Join the Restart Party
The Restart Project isn’t just a campaigning organisation. It gets its hands dirty too, by regularly hosting “Restart Parties”, where members of the public can bring their broken electronics and work with skilled volunteers to get their gadgets working again.
“We tend to fix about 55% of the things that are brought in on the spot,” said Vallauri, but he notes that success can vary significantly. “The most common repairs that are done at these events are screen repairs, for which we have a success rate of 54%,” he said, but power and battery issues are a different story.
“Unfortunately, we tend to have a much lower fix rate because sometimes it is the battery but other times it might be the charging port or much more complicated things that don’t necessarily get repaired.”
Ultimately, according to data he has collected, around 20% of gadgets that are brought in are deemed nonrepairable.

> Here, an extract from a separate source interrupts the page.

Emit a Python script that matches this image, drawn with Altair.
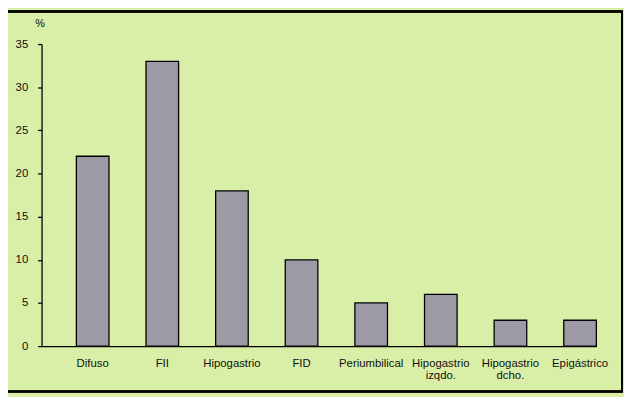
import altair as alt
import pandas as pd

categories = ["Difuso", "FII", "Hipogastrio", "FID", "Periumbilical",
              "Hipogastrio\nizqdo.", "Hipogastrio\ndcho.", "Epigástrico"]
values = [22, 33, 18, 10, 5, 6, 3, 3]

df = pd.DataFrame({"cat": categories, "val": values})

BG = "#d9eea6"
BAR = "#9d9aa5"
FONT = "Liberation Sans"

bars = alt.Chart(df).mark_bar(color=BAR, stroke="black", strokeWidth=1.3).encode(
    x=alt.X("cat:N", sort=categories,
            scale=alt.Scale(paddingInner=0.532, paddingOuter=0.25, align=1),
            axis=alt.Axis(title=None, labelAngle=0, ticks=False, labelPadding=12,
                          labelExpr="split(datum.label, '\\n')",
                          domainColor="black", domainWidth=1.3,
                          labelFont=FONT, labelFontSize=11.5, labelColor="#111111",
                          labelLineHeight=12)),
    y=alt.Y("val:Q",
            scale=alt.Scale(domain=[0, 35], nice=False),
            axis=alt.Axis(title="%", titleAngle=0, titleX=-2, titleY=-21,
                          titleAlign="center", titleBaseline="middle",
                          titleFont=FONT, titleFontSize=11, titleFontWeight="normal",
                          titleColor="#111111",
                          values=[0, 5, 10, 15, 20, 25, 30, 35], grid=False,
                          tickSize=4, tickColor="black", tickWidth=1.3,
                          domainColor="black", domainWidth=1.3, labelPadding=10,
                          labelFont=FONT, labelFontSize=11.5, labelColor="#111111")),
)

frame = alt.Chart(df).mark_rect(fill=None, stroke="black", strokeWidth=1.5).encode(
    x=alt.value(-45), x2=alt.value(588), y=alt.value(-33), y2=alt.value(352)
)

chart = alt.layer(bars, frame).properties(
    width=562, height=306,
    padding={"left": 34, "top": 34, "right": 28, "bottom": 49},
    autosize=alt.AutoSizeParams(type="none"),
    background=BG,
).configure_view(stroke=None)

chart.save("out.html", embed_options={"renderer": "svg", "actions": False})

But while there are regular failures, miracles sometimes occur.
“We’ve had some exciting and unexplainable experiences with people bringing products that are dead,” explained Vallauri. “They get disassembled by a repairer, together with the participant, and they can’t find any fault. Then they finally put it back together and then it works.
“Sometimes it’s not that a product is necessarily broken, but potentially there’s a loose contact somewhere, that by virtue of disassembling, and cleaning contacts, and putting it back together, you get a product that might have another few years of life ahead.
“We call it the Midas touch,” he said.